[start DATA SHOWN]

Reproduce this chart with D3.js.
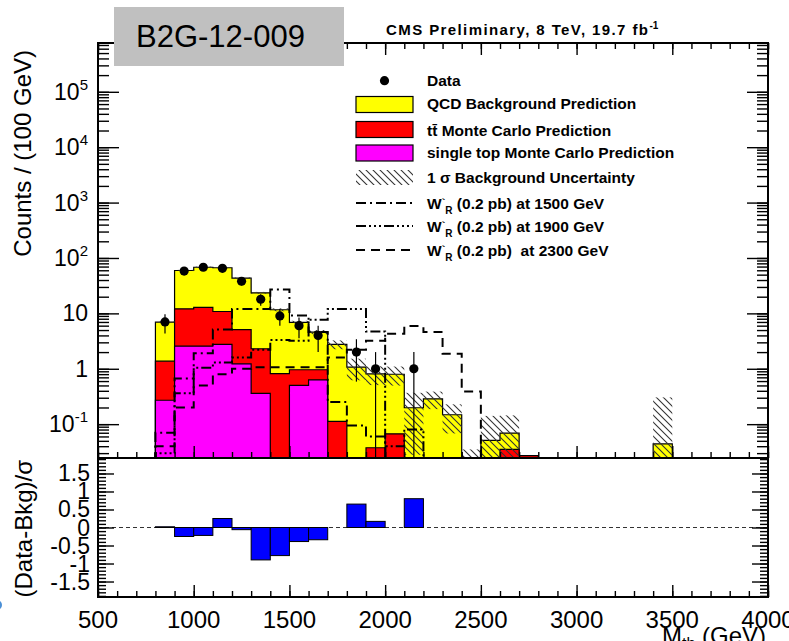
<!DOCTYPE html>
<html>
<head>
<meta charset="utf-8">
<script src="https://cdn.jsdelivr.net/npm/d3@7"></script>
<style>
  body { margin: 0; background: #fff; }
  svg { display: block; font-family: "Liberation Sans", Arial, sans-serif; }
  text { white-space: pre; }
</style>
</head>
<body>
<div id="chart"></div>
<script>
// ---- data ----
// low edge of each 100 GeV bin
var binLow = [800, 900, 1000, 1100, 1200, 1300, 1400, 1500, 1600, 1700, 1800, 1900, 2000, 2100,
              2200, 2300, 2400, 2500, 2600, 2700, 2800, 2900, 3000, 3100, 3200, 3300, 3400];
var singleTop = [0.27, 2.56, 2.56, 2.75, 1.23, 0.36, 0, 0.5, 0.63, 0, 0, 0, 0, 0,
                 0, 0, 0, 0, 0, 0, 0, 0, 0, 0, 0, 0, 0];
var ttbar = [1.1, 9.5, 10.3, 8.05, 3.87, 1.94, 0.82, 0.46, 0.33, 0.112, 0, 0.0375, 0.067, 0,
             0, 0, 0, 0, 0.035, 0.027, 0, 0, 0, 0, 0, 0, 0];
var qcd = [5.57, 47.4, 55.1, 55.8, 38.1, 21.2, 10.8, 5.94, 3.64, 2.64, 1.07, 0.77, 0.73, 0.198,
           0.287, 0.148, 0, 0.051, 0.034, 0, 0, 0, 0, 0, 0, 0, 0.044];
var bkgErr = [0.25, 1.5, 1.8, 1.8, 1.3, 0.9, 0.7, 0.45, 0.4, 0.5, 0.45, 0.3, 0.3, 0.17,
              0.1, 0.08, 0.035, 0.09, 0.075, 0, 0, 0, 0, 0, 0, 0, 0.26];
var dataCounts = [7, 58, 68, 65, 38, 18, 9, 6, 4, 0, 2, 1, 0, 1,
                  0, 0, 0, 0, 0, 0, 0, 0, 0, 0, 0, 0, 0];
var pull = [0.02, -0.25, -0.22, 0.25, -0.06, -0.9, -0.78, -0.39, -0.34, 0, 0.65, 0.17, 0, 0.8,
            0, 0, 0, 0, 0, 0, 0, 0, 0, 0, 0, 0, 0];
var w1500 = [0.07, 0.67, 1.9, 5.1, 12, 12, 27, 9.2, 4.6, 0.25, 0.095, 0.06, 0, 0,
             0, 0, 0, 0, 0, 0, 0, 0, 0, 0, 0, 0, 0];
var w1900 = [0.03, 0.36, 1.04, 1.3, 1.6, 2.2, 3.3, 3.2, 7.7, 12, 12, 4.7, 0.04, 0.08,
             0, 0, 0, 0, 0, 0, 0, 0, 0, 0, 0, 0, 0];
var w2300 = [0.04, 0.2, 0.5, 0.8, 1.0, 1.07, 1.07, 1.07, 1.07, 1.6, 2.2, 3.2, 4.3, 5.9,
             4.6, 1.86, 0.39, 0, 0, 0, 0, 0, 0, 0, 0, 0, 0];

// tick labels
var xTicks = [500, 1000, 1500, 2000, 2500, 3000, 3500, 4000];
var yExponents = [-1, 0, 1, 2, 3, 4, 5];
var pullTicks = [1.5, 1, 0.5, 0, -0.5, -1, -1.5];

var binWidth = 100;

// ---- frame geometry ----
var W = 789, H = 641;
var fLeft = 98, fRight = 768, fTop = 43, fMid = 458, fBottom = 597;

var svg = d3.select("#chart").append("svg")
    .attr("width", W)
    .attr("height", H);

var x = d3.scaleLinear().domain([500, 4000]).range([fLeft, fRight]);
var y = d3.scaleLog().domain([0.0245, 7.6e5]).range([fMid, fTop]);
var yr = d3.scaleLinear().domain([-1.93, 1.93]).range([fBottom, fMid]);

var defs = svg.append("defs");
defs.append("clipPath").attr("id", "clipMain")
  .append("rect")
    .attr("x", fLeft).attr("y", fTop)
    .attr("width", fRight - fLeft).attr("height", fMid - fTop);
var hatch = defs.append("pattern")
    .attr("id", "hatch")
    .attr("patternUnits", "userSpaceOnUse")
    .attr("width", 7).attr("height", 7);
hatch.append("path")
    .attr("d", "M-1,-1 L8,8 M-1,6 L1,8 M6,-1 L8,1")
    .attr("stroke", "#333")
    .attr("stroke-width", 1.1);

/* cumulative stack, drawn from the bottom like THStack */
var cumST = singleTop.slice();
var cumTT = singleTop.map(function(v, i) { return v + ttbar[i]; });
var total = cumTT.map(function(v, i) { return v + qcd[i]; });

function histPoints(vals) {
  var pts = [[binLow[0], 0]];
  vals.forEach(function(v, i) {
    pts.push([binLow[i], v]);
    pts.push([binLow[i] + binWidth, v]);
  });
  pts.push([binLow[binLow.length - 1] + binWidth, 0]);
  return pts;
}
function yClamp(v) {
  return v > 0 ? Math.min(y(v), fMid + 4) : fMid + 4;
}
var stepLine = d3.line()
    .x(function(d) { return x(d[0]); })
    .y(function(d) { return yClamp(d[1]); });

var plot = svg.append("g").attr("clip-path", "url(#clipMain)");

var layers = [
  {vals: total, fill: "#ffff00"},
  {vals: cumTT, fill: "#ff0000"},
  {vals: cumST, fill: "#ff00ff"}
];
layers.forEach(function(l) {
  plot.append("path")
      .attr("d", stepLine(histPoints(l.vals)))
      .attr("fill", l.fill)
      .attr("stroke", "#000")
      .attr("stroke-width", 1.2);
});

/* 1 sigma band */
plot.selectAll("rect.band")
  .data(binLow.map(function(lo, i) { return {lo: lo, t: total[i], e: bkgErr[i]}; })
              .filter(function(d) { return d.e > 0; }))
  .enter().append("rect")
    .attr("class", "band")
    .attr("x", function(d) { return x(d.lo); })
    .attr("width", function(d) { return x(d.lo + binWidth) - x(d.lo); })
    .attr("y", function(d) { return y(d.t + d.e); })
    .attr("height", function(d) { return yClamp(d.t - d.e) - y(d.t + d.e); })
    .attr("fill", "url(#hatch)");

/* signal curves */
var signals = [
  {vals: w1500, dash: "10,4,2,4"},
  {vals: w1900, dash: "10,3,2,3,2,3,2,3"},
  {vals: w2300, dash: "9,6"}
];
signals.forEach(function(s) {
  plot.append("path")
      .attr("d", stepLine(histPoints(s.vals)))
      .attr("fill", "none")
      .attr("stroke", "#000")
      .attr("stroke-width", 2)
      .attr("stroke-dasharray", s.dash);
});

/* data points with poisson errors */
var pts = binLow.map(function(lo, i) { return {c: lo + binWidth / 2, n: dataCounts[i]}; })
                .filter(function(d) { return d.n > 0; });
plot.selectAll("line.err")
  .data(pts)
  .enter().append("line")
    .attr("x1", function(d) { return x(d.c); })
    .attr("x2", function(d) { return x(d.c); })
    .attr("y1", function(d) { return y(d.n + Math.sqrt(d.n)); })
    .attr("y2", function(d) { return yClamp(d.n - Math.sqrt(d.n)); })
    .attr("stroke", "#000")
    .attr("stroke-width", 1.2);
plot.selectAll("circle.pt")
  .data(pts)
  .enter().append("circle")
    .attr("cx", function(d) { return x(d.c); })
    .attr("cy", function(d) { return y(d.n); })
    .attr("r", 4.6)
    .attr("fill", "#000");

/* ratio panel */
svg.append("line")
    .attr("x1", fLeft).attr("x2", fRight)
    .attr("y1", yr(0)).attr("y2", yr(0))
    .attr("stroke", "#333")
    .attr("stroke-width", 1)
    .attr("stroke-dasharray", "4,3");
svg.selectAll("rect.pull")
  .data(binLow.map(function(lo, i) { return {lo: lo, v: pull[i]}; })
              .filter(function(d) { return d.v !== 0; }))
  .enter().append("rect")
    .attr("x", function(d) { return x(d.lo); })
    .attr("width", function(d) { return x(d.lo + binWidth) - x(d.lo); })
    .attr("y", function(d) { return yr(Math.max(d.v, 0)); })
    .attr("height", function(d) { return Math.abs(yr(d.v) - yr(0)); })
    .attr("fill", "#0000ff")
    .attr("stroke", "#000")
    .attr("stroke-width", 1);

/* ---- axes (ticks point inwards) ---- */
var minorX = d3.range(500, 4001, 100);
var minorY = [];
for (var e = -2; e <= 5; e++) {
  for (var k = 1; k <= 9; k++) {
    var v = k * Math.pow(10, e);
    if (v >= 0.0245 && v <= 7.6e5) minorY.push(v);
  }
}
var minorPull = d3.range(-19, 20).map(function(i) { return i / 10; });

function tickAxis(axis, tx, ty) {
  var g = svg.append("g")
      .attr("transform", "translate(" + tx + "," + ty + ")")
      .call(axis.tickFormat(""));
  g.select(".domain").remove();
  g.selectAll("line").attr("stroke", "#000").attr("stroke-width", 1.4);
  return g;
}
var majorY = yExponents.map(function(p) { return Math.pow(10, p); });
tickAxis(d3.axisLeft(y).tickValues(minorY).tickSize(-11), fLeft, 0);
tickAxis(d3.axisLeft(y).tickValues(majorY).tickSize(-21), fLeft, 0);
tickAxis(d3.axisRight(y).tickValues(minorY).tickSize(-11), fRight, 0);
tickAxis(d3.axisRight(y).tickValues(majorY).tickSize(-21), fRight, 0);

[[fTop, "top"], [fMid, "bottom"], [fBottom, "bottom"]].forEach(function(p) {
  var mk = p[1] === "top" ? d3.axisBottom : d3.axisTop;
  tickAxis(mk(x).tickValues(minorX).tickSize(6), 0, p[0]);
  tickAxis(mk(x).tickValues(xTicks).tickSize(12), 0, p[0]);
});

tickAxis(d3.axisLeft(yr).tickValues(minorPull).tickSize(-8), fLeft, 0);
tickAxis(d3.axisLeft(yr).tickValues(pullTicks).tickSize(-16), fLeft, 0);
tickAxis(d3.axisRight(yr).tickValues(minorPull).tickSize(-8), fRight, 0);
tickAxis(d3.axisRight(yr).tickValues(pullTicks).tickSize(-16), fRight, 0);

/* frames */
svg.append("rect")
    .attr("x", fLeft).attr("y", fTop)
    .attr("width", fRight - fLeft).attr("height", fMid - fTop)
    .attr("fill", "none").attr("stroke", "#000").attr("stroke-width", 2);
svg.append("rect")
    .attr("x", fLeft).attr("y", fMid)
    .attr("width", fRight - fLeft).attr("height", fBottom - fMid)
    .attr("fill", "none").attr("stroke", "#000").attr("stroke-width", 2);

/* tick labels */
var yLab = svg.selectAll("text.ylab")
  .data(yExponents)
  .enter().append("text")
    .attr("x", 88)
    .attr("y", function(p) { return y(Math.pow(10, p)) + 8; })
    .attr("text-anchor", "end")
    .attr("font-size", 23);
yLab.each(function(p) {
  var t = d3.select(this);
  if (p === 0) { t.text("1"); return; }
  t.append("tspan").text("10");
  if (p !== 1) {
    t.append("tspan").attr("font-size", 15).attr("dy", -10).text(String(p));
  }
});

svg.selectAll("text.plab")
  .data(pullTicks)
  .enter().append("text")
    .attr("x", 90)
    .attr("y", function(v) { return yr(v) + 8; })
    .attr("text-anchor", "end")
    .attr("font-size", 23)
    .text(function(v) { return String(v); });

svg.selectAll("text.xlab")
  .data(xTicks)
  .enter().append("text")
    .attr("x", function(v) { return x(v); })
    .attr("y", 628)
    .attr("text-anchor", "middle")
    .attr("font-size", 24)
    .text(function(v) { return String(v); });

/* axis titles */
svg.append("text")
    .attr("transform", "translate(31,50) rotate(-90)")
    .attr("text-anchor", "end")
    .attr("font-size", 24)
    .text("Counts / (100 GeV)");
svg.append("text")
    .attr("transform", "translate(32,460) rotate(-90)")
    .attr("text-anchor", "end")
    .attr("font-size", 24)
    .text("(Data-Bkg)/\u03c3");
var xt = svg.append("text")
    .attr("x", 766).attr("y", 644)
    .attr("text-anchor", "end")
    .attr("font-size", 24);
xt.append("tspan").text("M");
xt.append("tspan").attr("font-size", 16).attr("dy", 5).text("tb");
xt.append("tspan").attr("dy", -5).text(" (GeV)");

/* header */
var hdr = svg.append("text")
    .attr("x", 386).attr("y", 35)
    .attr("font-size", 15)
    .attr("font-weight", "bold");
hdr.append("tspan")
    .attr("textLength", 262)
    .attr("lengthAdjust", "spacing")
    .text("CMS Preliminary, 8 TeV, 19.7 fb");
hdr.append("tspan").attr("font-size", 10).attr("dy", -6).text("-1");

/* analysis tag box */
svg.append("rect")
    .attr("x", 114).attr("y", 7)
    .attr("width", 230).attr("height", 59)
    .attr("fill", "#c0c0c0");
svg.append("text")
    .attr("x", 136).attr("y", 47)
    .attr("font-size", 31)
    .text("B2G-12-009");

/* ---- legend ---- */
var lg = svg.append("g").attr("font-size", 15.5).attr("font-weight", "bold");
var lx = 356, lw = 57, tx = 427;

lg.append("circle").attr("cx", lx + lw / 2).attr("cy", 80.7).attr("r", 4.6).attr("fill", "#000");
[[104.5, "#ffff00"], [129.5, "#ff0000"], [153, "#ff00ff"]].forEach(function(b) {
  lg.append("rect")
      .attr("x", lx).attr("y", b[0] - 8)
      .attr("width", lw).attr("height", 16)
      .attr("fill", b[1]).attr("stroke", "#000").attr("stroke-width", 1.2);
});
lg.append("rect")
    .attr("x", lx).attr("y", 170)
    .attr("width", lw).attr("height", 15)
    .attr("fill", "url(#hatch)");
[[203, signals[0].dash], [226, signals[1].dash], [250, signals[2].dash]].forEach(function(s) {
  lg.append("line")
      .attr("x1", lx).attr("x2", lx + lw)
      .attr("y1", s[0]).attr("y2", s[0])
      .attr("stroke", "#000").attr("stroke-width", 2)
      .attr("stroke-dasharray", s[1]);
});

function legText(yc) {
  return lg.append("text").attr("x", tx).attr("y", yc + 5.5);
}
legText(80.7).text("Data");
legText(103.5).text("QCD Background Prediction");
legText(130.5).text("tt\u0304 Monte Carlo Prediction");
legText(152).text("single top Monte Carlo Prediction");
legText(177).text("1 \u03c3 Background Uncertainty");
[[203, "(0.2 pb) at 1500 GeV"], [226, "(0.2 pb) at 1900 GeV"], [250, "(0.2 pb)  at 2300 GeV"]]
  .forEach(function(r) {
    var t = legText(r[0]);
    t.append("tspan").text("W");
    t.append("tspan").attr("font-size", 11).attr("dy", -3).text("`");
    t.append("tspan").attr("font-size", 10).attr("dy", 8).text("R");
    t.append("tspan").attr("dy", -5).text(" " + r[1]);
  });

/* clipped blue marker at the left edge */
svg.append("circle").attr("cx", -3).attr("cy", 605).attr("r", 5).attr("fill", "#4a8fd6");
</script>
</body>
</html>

[end DATA SHOWN]

TASK TO COMPLETE:
Track down all lines above with the string "this" and copy them.

RESPONSE:
Reproduce this chart with D3.js.
  var t = d3.select(this);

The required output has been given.